Output exactly the lines from the first line of the records below through the line containing "['\u201970', '\u201980', '\u201990', '\u201900', '年代'];", both included, leaving out any pictures.

** Begin Data for this exercise **

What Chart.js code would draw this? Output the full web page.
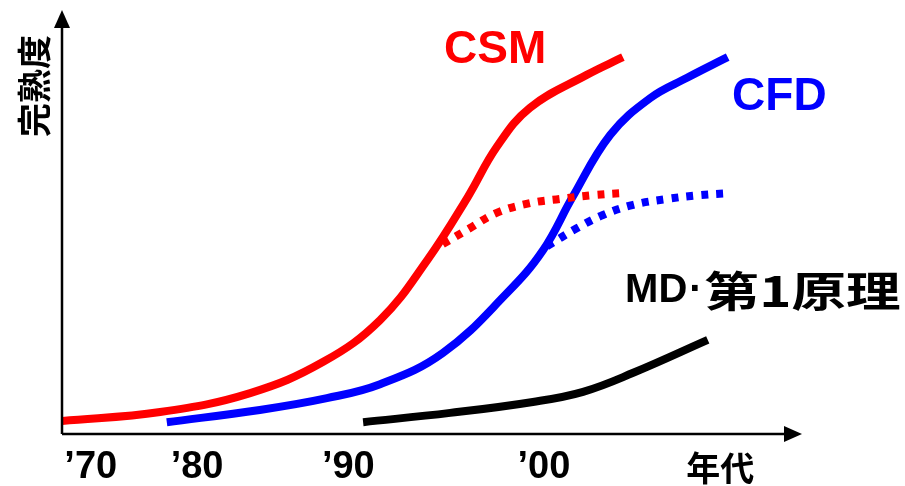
<!DOCTYPE html>
<html>
<head>
<meta charset="utf-8">
<script src="https://cdn.jsdelivr.net/npm/chart.js@4.4.1/dist/chart.umd.min.js"></script>
<style>
  html, body { margin: 0; padding: 0; background: #fff; }
  #wrap { width: 905px; height: 486px; }
</style>
</head>
<body>
<div id="wrap"><canvas id="c" width="905" height="486"></canvas></div>
<script>
// x = position along the time axis (0..100), y = maturity (0..100)
const csmX = [0, 13.3, 25.5, 35.4, 43.1, 49.5, 55.0, 58.9, 63.4, 71.1, 76.0];
const csmY = [3.1, 5.2, 9.7, 17.1, 27.0, 41.2, 56.2, 68.0, 77.3, 85.1, 89.3];
const csmDotX = [51.6, 55.3, 58.9, 63.4, 67.5, 72.0, 76.0];
const csmDotY = [45.0, 48.8, 52.4, 54.7, 55.7, 56.6, 57.1];

const cfdX = [14.2, 26.8, 35.9, 43.1, 51.6, 60.3, 65.2, 69.2, 74.3, 79.7, 84.7, 90.2];
const cfdY = [2.8, 5.7, 8.5, 11.8, 19.2, 33.4, 43.6, 56.2, 70.9, 79.6, 84.4, 89.3];
const cfdDotX = [65.7, 69.8, 73.3, 77.4, 82.0, 86.4, 90.5];
const cfdDotY = [44.5, 48.8, 51.9, 54.3, 55.7, 56.6, 57.1];

const mdX = [40.8, 52.6, 63.8, 70.6, 77.4, 87.5];
const mdY = [2.8, 5.0, 7.6, 10.0, 14.5, 22.3];

const tickPos = [3.9, 18.3, 38.8, 65.3, 89.2];
const tickLabels = ['\u201970', '\u201980', '\u201990', '\u201900', '年代'];

const seriesLabels = [
  { text: 'CSM', x: 58.7, y: 91.0, color: '#ff0000' },
  { text: 'CFD', x: 97.2, y: 79.9, color: '#0000ff' }
];
const mdLabel = { latin: 'MD', dot: '\u00b7', cjk: '第1原理', x: 76.3, y: 33.9 };

const pts = (xs, ys) => xs.map((x, i) => ({ x: x, y: ys[i] }));

const LATIN = "Arial, 'Liberation Sans', sans-serif";
const CJK = "'Noto Sans CJK JP', sans-serif";

const line = (data, color, dashed) => ({
  data: data,
  borderColor: color,
  borderWidth: 8,
  borderDash: dashed ? [7, 8] : [],
  borderCapStyle: 'butt',
  pointRadius: 0,
  fill: false,
  tension: 0.4
});

const decorations = {
  id: 'decorations',
  afterDraw(chart) {
    const ctx = chart.ctx;
    const a = chart.chartArea;
    const xs = chart.scales.x, ys = chart.scales.y;
    ctx.save();
    ctx.strokeStyle = '#000';
    ctx.fillStyle = '#000';
    ctx.lineWidth = 2.5;
    // y axis
    ctx.beginPath();
    ctx.moveTo(a.left, a.bottom);
    ctx.lineTo(a.left, a.top + 14);
    ctx.stroke();
    ctx.beginPath();
    ctx.moveTo(a.left, a.top - 2);
    ctx.lineTo(a.left - 8, a.top + 16);
    ctx.lineTo(a.left + 8, a.top + 16);
    ctx.closePath();
    ctx.fill();
    // x axis
    ctx.beginPath();
    ctx.moveTo(a.left, a.bottom);
    ctx.lineTo(a.right - 14, a.bottom);
    ctx.stroke();
    ctx.beginPath();
    ctx.moveTo(a.right + 2, a.bottom);
    ctx.lineTo(a.right - 16, a.bottom - 8);
    ctx.lineTo(a.right - 16, a.bottom + 8);
    ctx.closePath();
    ctx.fill();

    // tick labels
    ctx.textAlign = 'center';
    ctx.textBaseline = 'middle';
    tickPos.forEach((p, i) => {
      const t = tickLabels[i];
      ctx.font = /[\u4e00-\u9fff]/.test(t) ? 'bold 34px ' + CJK : 'bold 38px ' + LATIN;
      ctx.fillText(t, xs.getPixelForValue(p), a.bottom + 34);
    });

    // y title
    ctx.save();
    ctx.translate(a.left - 28, a.top + 74);
    ctx.rotate(-Math.PI / 2);
    ctx.font = 'bold 34px ' + CJK;
    ctx.fillText('完熟度', 0, 0);
    ctx.restore();

    // series labels
    ctx.font = 'bold 46px ' + LATIN;
    seriesLabels.forEach(l => {
      ctx.fillStyle = l.color;
      ctx.fillText(l.text, xs.getPixelForValue(l.x), ys.getPixelForValue(l.y));
    });

    // MD label: latin part, small dot, wide CJK part
    ctx.fillStyle = '#000';
    ctx.textAlign = 'left';
    let x = xs.getPixelForValue(mdLabel.x);
    const y = ys.getPixelForValue(mdLabel.y);
    ctx.font = 'bold 40px ' + LATIN;
    ctx.fillText(mdLabel.latin, x, y);
    x += ctx.measureText(mdLabel.latin).width + 2;
    ctx.fillText(mdLabel.dot, x, y);
    x += ctx.measureText(mdLabel.dot).width + 2;
    ctx.save();
    ctx.translate(x, y);
    ctx.scale(1.3, 1);
    ctx.font = 'bold 42px ' + CJK;
    ctx.fillText(mdLabel.cjk, 0, 0);
    ctx.restore();
    ctx.restore();
  }
};

new Chart(document.getElementById('c'), {
  type: 'line',
  data: {
    datasets: [
      line(pts(csmX, csmY), '#ff0000', false),
      line(pts(csmDotX, csmDotY), '#ff0000', true),
      line(pts(cfdX, cfdY), '#0000ff', false),
      line(pts(cfdDotX, cfdDotY), '#0000ff', true),
      line(pts(mdX, mdY), '#000000', false)
    ]
  },
  options: {
    responsive: false,
    animation: false,
    layout: { padding: { left: 62, right: 105, top: 12, bottom: 52 } },
    plugins: { legend: { display: false }, tooltip: { enabled: false } },
    scales: {
      x: { type: 'linear', min: 0, max: 100, display: false },
      y: { type: 'linear', min: 0, max: 100, display: false }
    }
  },
  plugins: [decorations]
});
</script>
</body>
</html>
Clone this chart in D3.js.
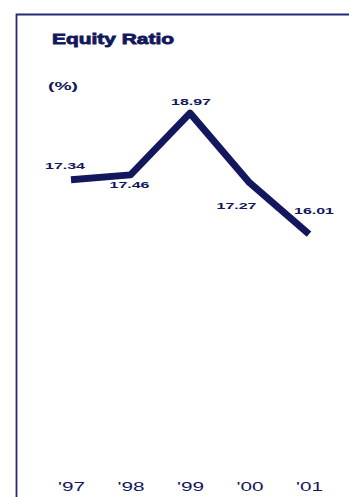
<!DOCTYPE html>
<html>
<head>
<meta charset="utf-8">
<script src="https://cdn.jsdelivr.net/npm/d3@7"></script>
<style>
  body { margin: 0; background: #fff; }
  svg { display: block; }
</style>
</head>
<body>
<svg id="chart"></svg>
<script>
// data
const years = ["'97", "'98", "'99", "'00", "'01"];
const ratios = [17.34, 17.46, 18.97, 17.27, 16.01];
const labelText = ["17.34", "17.46", "18.97", "17.27", "16.01"];

const W = 349, H = 497;
const navy = "#12175e";

const svg = d3.select("#chart")
    .attr("width", W)
    .attr("height", H);

// frame (top + left rule)
svg.append("path")
    .attr("d", "M" + W + ",14.5H16.5V" + H)
    .attr("fill", "none")
    .attr("stroke", "#252a72")
    .attr("stroke-width", 1.8);

// title + unit
svg.append("text")
    .attr("x", 52).attr("y", 44)
    .attr("textLength", 122)
    .attr("lengthAdjust", "spacingAndGlyphs")
    .style("font", "bold 15px 'Liberation Sans', Arial, sans-serif")
    .style("fill", navy)
    .style("stroke", navy)
    .style("stroke-width", 0.8)
    .text("Equity Ratio");

svg.append("text")
    .attr("x", 48).attr("y", 90)
    .attr("textLength", 30)
    .attr("lengthAdjust", "spacingAndGlyphs")
    .style("font", "bold 10px 'Liberation Sans', Arial, sans-serif")
    .style("fill", navy)
    .text("(%)");

// scales
const x = d3.scalePoint()
    .domain(years)
    .range([71, 309]);

const y = d3.scaleLinear()
    .domain([10, 20])
    .range([480, 71]);

// line
const line = d3.line()
    .x((d, i) => x(years[i]))
    .y(d => y(d));

svg.append("path")
    .datum(ratios)
    .attr("d", line)
    .attr("fill", "none")
    .attr("stroke", navy)
    .attr("stroke-width", 7)
    .attr("stroke-linejoin", "round");

// value labels: offsets relative to each point
const labelOffsets = [[-6, -11], [-1, 13], [1, -8], [-13, 26], [5, -20]];

svg.selectAll(".val")
    .data(ratios)
    .enter()
    .append("text")
    .attr("class", "val")
    .attr("x", (d, i) => x(years[i]) + labelOffsets[i][0])
    .attr("y", (d, i) => y(d) + labelOffsets[i][1])
    .attr("text-anchor", "middle")
    .attr("textLength", 40)
    .attr("lengthAdjust", "spacingAndGlyphs")
    .style("font", "bold 9px 'Liberation Sans', Arial, sans-serif")
    .style("fill", navy)
    .text((d, i) => labelText[i]);

// x axis (labels only)
const xAxis = d3.axisBottom(x).tickSize(0).tickPadding(0);

const gX = svg.append("g")
    .attr("transform", "translate(0,482)")
    .call(xAxis);

gX.select(".domain").remove();
gX.selectAll(".tick text")
    .attr("dy", "0.75em")
    .attr("textLength", 27)
    .attr("lengthAdjust", "spacingAndGlyphs")
    .style("font", "12px 'Liberation Sans', Arial, sans-serif")
    .style("fill", navy);
</script>
</body>
</html>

** End Data for this exercise **

* **Exercise solution**:
What Chart.js code would draw this? Output the full web page.
<!DOCTYPE html>
<html>
<head>
<meta charset="utf-8">
<script src="https://cdn.jsdelivr.net/npm/chart.js@4.4.1/dist/chart.umd.min.js"></script>
<style>
  html, body { margin: 0; padding: 0; background: #fff; }
  #wrap { width: 905px; height: 486px; }
</style>
</head>
<body>
<div id="wrap"><canvas id="c" width="905" height="486"></canvas></div>
<script>
// x = position along the time axis (0..100), y = maturity (0..100)
const csmX = [0, 13.3, 25.5, 35.4, 43.1, 49.5, 55.0, 58.9, 63.4, 71.1, 76.0];
const csmY = [3.1, 5.2, 9.7, 17.1, 27.0, 41.2, 56.2, 68.0, 77.3, 85.1, 89.3];
const csmDotX = [51.6, 55.3, 58.9, 63.4, 67.5, 72.0, 76.0];
const csmDotY = [45.0, 48.8, 52.4, 54.7, 55.7, 56.6, 57.1];

const cfdX = [14.2, 26.8, 35.9, 43.1, 51.6, 60.3, 65.2, 69.2, 74.3, 79.7, 84.7, 90.2];
const cfdY = [2.8, 5.7, 8.5, 11.8, 19.2, 33.4, 43.6, 56.2, 70.9, 79.6, 84.4, 89.3];
const cfdDotX = [65.7, 69.8, 73.3, 77.4, 82.0, 86.4, 90.5];
const cfdDotY = [44.5, 48.8, 51.9, 54.3, 55.7, 56.6, 57.1];

const mdX = [40.8, 52.6, 63.8, 70.6, 77.4, 87.5];
const mdY = [2.8, 5.0, 7.6, 10.0, 14.5, 22.3];

const tickPos = [3.9, 18.3, 38.8, 65.3, 89.2];
const tickLabels = ['\u201970', '\u201980', '\u201990', '\u201900', '年代'];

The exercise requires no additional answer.